Tutte le città erano meglio un tempo. Il degrado non risparmia nessuno. Siamo troppi in città. Per di più non c’è lavoro per tutti e ce ne sarà sempre meno. Il governo deve farci tornare da dove veniamo. Le industrie non hanno più bisogno dell’uomo. Ormai ci sono le macchine che costano molto meno e non hanno esigenze sociali. Ci vuole un piano ventennale, un tavolo di studio per ripopolare le campagne, le montagne, le coste…. Anche se ci fosse la ripresa, tra due o tre anni, anche se aumenterà il Pil, le aziende che hanno chiuso non riapriranno più, la disoccupazione continuerà ad aumentare. Per ora mettono a posto i conti, che l’anno prossimo torneranno in rosso. Allora ci imporranno altri sacrifici. E noi li faremo nella speranza che ci sia la ripresa. Nessuno ha capito che bisogna ripartire da dove è cominciato l’inconveniente. Negli anni 50 ci fecero abbandonare la campagna per arruolarci nelle catene di montaggio. Adesso le braccia sono state sostituite dai robot. Bisogna rifare il percorso inverso. Ma nessuno lo ha ancora capito, né i politici né i sindacati.
Oggi noi marsalesi siamo collegati con il resto d'Italia e anche con l'estero dall'Aeroporto di Trapani - Birgi, qua a due passi. Siamo collegati al resto del mondo con Internet e i cellulari. Ti sembra che la città sia ben inserita nel flusso mondiale dei movimenti materiali e spirituali, o la vedi comunque una città di provincia afflitta dal provincialismo?
Il provincialismo non si supera con i mezzi di comunicazione, ma con la cultura. Prima di questa crisi, la provincia come, del resto, tutta l’Italia, ha goduto di 50 anni di benessere. Ma ci è servito solo per acquisire futilità e vizi. Poca cultura, quindi nessuna evoluzione.
Cos'é che ti spinge a tornare a Marsala di tanto in tanto? Il desiderio di rivedere i luoghi o le persone? La città é in parte cambiata rispetto agli anni '60 dell'altro secolo. Tanti vecchi amici e conoscenze non ci sono più. Tornare, per te, é una gioia o una sofferenza?

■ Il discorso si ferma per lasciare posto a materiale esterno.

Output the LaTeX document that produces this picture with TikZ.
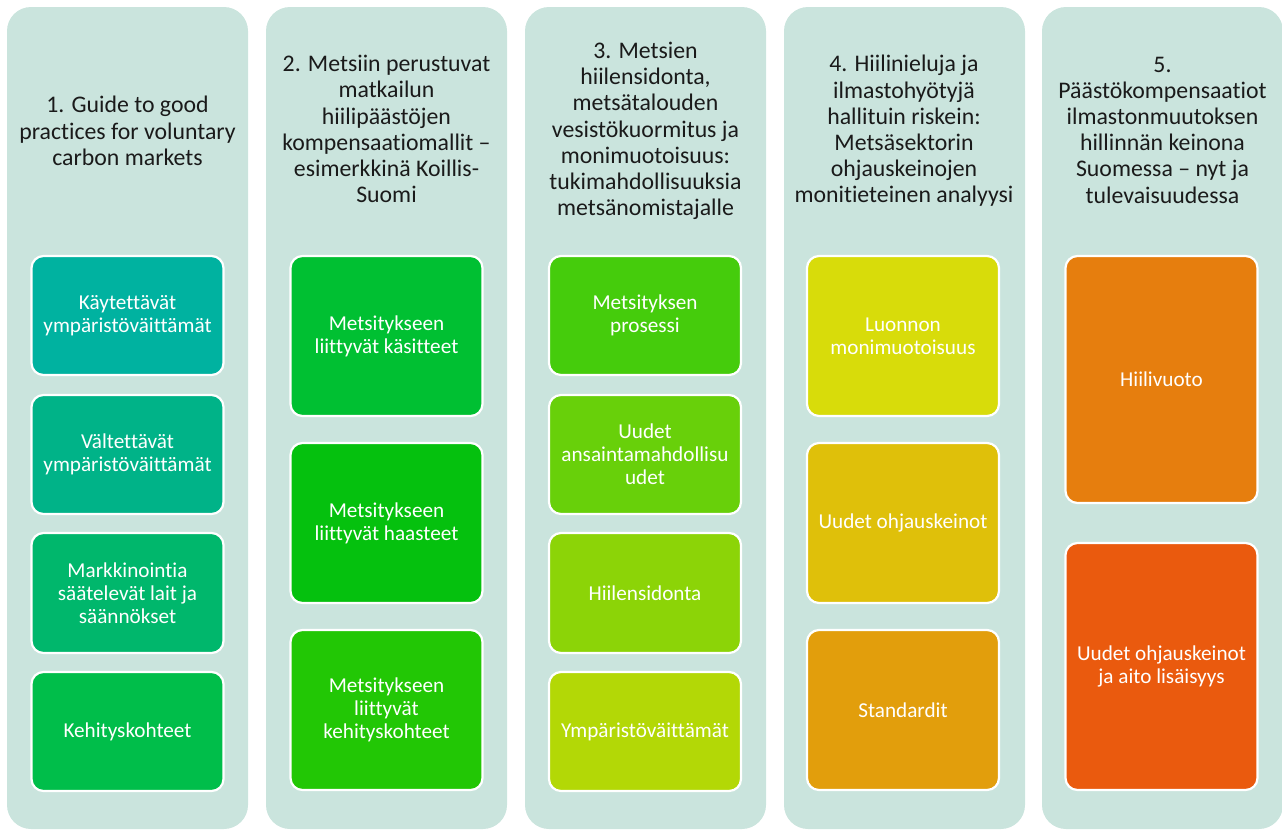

Se non fosse una grande gioia non ci tornerei. I miei affetti sono a Roma: figli, nipoti… Qui, però, ho gli amici d’infanzia, i ricordi, la tomba dei miei genitori, i gusti, i rumori, gli odori di un tempo.
I marsalesi ti sembrano cambiati nei modi, nel carattere, negli approcci, nelle abitudini?
Mi sembrano uguali a un tempo, solo che rincasano prima per mettersi davanti al televisore, come chiunque in Italia, e non escono la sera. Per cui a partire da una cert’ora la città sembra evacuata per epidemia.
Se dovessi dare un voto a Marsala per la qualità della vita, da 1 a 10 quanto daresti?
I voti non sono il mio forte, anche perché non credo di avere il diritto di giudicare.
D. Cosa pensi che gli amministratori comunali dovrebbero fare per migliorare le condizioni socio - economiche della città?
Anziché mettere nuove e più severe contravvenzioni per fare cassa, dovrebbero andare tutti davanti a Palazzo Chigi a protestare.
Un giovane laureato che voglia farsi avanti, secondo te può sperare oggi di avere qua un brillante futuro, o deve pensare di andare altrove?
Non è più l’epoca delle speranze, né. tanto meno, delle illusioni. Per difendere il loro futuro i giovani debbono partecipare alla vita politica. Ciò non significa che debbano iscriversi a un partito, ma seguire le vicende e controllare che il loro voto finisca nelle mani di chi possa pensare ai loro interessi anziché solo ai propri.
Durante la presentazione del tuo libro, "Si salvi chi può", al Complesso San Pietro il 30 novembre, hai parlato di tua moglie e dei tuoi tre figli. Hai dato l'impressione di vivere in una famiglia unita dagli affetti e di esserne contento. Qual è il segreto, se un segreto c'è, della felicità familiare?
Io ho cercato di instaurare una complicità tra i vari membri della famiglia, soprattutto tra me e mia moglie. Quando c’è un’intesa di base ci si vuole anche più bene.
Come mai hai deciso di scrivere questo libro "Si salvi chi può"? La scrittura di un libro richiede costanza e tempo. Quanto tempo hai impiegato? Come hai mutato il ritmo delle tue giornate?
Io credo di avere avuto dalla società molto più di quanto speravo. Quindi ritengo di dover pensare a chi ha avuto di meno, a chi soffre, a chi non sa reclamare i propri diritti, e soprattutto agli ingenui e sprovveduti che si fanno abbindolare. A tutti costoro ho pensato di dovere aprire gli occhi. L’impegno di un libro richiede soprattutto fede nel progetto.
Alla presentazione del tuo libro, hai detto si essere laico. Ma hai mostrato di sentirti molto attratto da papa Wojtyla, che sarebbe la tua Musa. Ti avvicini alla fede?
Non sono un miscredente. Anzi credo fermamente nell’esistenza di un essere superiore. Il laico ritiene di dover tenere fuori dalle istituzioni le sue convinzioni religiose. Io sono un appassionato lettore del Vangelo, che rimane il più bel libro che sia mai stato scritto. Giovanni Paolo II è stato ed è ancora oggi un personaggio di riferimento, che ho molto stimato, ammirato e amato.